London Luton is yet again rated the worst airport in the UK, as the Which? annual airport survey reveals passengers have a better experience when flying from smaller airports.
The disastrous customer service, queues at passport control and poor facilities placed Luton airport as the worst overall airport in the Which? survey with a dismal customer satisfaction score of 35%. Passengers may have to wait for any significant improvement. Although the airport finished the first stage of a major refurbishment in July 2017, it’s not scheduled to be completed until 2026.
The survey was based on 11,265 passenger visits to UK airports, taking into account everything from the queues at bag drop to the cleanliness of toilets.
Long queues at security and passport control
London Stansted and Manchester Terminal 3 both received just one star for passport control and security queues – even worse than Luton. They also finished joint second from bottom overall in the survey with a customer score of 44%. One passenger complained that Manchester airport, “is too small for the numbers it’s trying to handle.”
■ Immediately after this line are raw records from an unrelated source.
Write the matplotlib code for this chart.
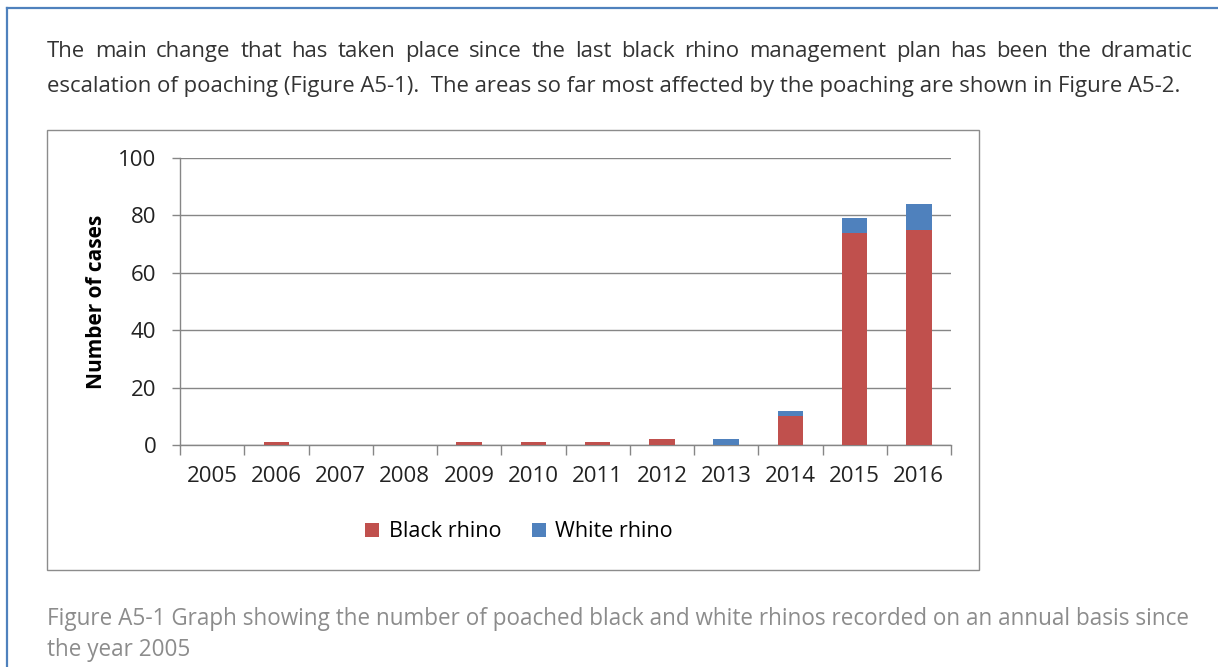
import numpy as np
import matplotlib.pyplot as plt
from matplotlib.patches import Rectangle
from matplotlib.lines import Line2D

years = ["2005", "2006", "2007", "2008", "2009", "2010",
         "2011", "2012", "2013", "2014", "2015", "2016"]
black_rhino = [0, 1, 0, 0, 1, 1, 1, 2, 0, 10, 74, 75]
white_rhino = [0, 0, 0, 0, 0, 0, 0, 0, 2, 2, 5, 9]
y_ticks = [0, 20, 40, 60, 80, 100]

para_line1 = ("The main change that has taken place since the last black rhino "
              "management plan has been the dramatic")
para_line2 = ("escalation of poaching (Figure A5-1).  The areas so far most affected "
              "by the poaching are shown in Figure A5-2.")
caption1 = ("Figure A5-1 Graph showing the number of poached black and white rhinos "
            "recorded on an annual basis since")
caption2 = "the year 2005"

RED = "#C0504D"
BLUE = "#4F81BD"
GRID = "#868686"
FONT = "Open Sans"
TICK_FS = 16
LEG_FS = 15.5

W, H = 1218, 667
fig = plt.figure(figsize=(W / 100, H / 100), dpi=100)
renderer = fig.canvas.get_renderer()


def px(x, y):
    # pixel coords (top-left origin) -> figure fraction
    return x / W, 1 - y / H


def fit_size(s, width, family, size=13):
    # font size that makes string s about `width` pixels wide
    t = fig.text(0, 0, s, fontsize=size, family=family)
    w = t.get_window_extent(renderer).width
    t.remove()
    return size * width / w


# page border (blue, runs off the right/bottom)
fig.add_artist(Line2D([7 / W, 1.0], [1 - 8 / H] * 2, color=BLUE, lw=1.6))
fig.add_artist(Line2D([7 / W] * 2, [0, 1 - 8 / H], color=BLUE, lw=1.6))

# paragraph, first line justified
pfs = fit_size(para_line2, 1126, FONT)
words = para_line1.split()
x0, x1 = 47, 1193
texts = []
total = 0
for w in words:
    t = fig.text(0, 0, w, fontsize=pfs, family=FONT, color="#333333", va="baseline")
    wd = t.get_window_extent(renderer).width
    texts.append((t, wd))
    total += wd
gap = (x1 - x0 - total) / (len(words) - 1)
cx = x0
for t, wd in texts:
    t.set_position(px(cx, 57))
    cx += wd + gap

fig.text(*px(47, 92), para_line2, fontsize=pfs, family=FONT, color="#333333", va="baseline")

# chart frame
fig.add_artist(Rectangle(px(47, 570), 932 / W, 440 / H, fill=False,
                         edgecolor="#8c8c8c", lw=1.0))

ax = fig.add_axes([180 / W, 1 - 445 / H, 771 / W, 287 / H])
x = np.arange(len(years))
ax.bar(x, black_rhino, width=0.4, color=RED, label="Black rhino", zorder=3)
ax.bar(x, white_rhino, width=0.4, bottom=black_rhino, color=BLUE,
       label="White rhino", zorder=3)

ax.set_xlim(-0.5, len(years) - 0.5)
ax.set_ylim(0, 100)
ax.set_yticks(y_ticks)
ax.set_yticklabels([str(v) for v in y_ticks], fontsize=TICK_FS, family=FONT, color="#222222")
ax.yaxis.grid(True, color=GRID, lw=1.0, zorder=0)
ax.set_axisbelow(True)

# year labels centred, ticks on category boundaries
ax.set_xticks(x)
ax.set_xticklabels(years, fontsize=TICK_FS, family=FONT, color="#222222")
ax.tick_params(axis="x", which="major", length=0, pad=15)
ax.set_xticks(np.arange(-0.5, len(years)), minor=True)
ax.tick_params(axis="x", which="minor", length=7, color=GRID, width=1.0)
ax.tick_params(axis="y", length=6, color=GRID, width=1.0, pad=11)

for s in ["top", "right"]:
    ax.spines[s].set_visible(False)
for s in ["left", "bottom"]:
    ax.spines[s].set_color(GRID)
    ax.spines[s].set_linewidth(1.0)

ax.set_ylabel("Number of cases", fontsize=15, family=FONT, fontweight="bold",
              labelpad=8)

ax.legend(loc="center", bbox_to_anchor=(0.44, -0.303), ncol=2, frameon=False,
          prop={"family": FONT, "size": LEG_FS}, handlelength=0.65, handleheight=0.65,
          handletextpad=0.45, columnspacing=1.4)

cfs = fit_size(caption1, 1138, FONT)
fig.text(*px(47, 625), caption1, fontsize=cfs, family=FONT,
         color="#8c8c8c", va="baseline")
fig.text(*px(47, 656), caption2, fontsize=cfs, family=FONT,
         color="#8c8c8c", va="baseline")

fig.savefig("out.png", dpi=100, facecolor="white")
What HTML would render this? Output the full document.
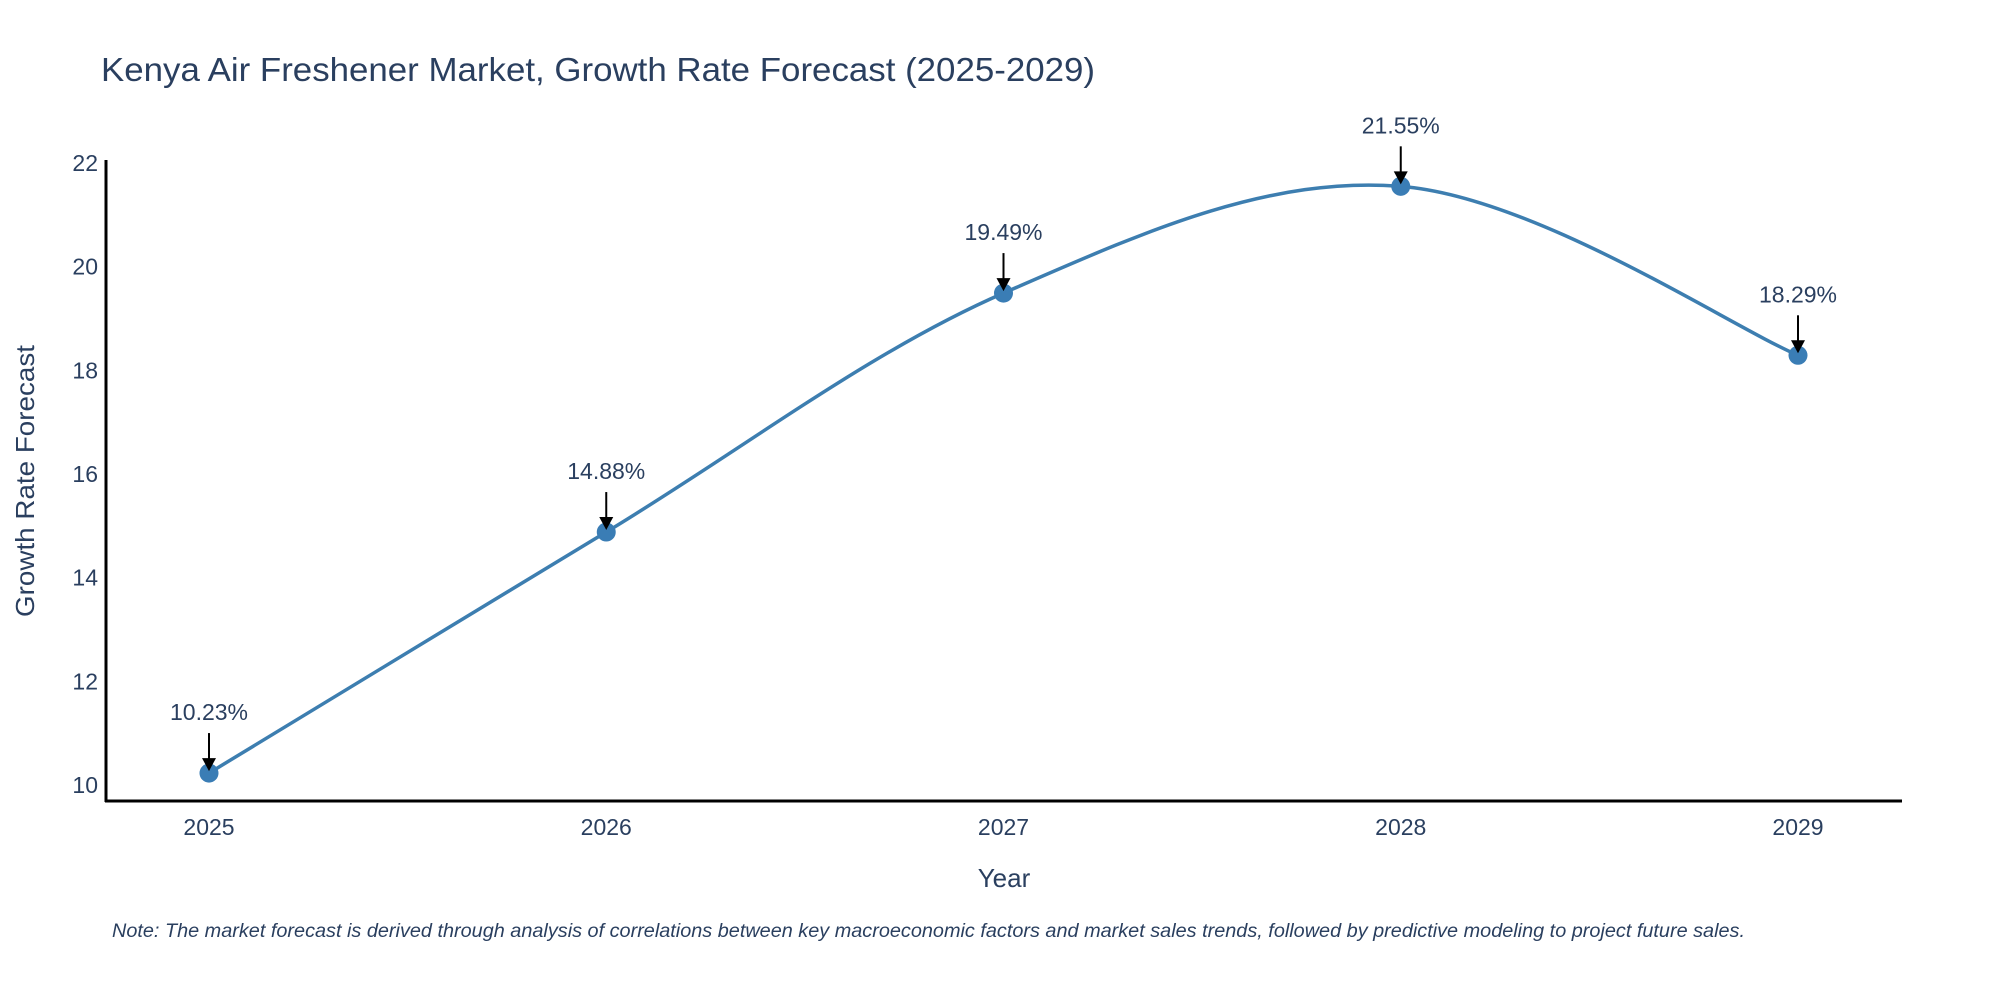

Until 2017 Manchester Airport had a target that 95% of passengers should get through security in less than eight minutes. However, they have since made it less demanding by reducing it to 92% of passengers within 15 minutes.
The UK’s best airport
Leading the way in the UK, for the second year, is Doncaster Sheffield airport with an outstanding customer score of 87%. Passengers praised the airport’s short queues, excellent facilities and speedy baggage reclaim process.
London Southend followed closely behind with another impressive customer satisfaction score (84%). The airport’s efficient queues through bag drop, security and passport control earned high praises from passengers. With direct trains to Liverpool Street that take under an hour, Southend is the highest-rated London area airport, soaring past rivals Heathrow and Gatwick.
Regional airports take-off
With new routes launching from airports around the UK, passengers no longer necessarily have to head to London for long-haul flights. Birmingham has expanded significantly in recent years but despite this it still gained the best overall score of the larger airports (61%) beating Manchester’s T2 (51%) to be crowned the best second city airport.
With a customer score of 63%, Heathrow’s Terminal 5 had an even better score than Birmingham. But passenger experiences at the UK’s largest airport very much depended on which terminal they used. Heathrow T3 was the worst rated, with an overall customer score of 55 per cent. Passengers were not impressed by the queues at passport control or the limited range of shops and restaurants.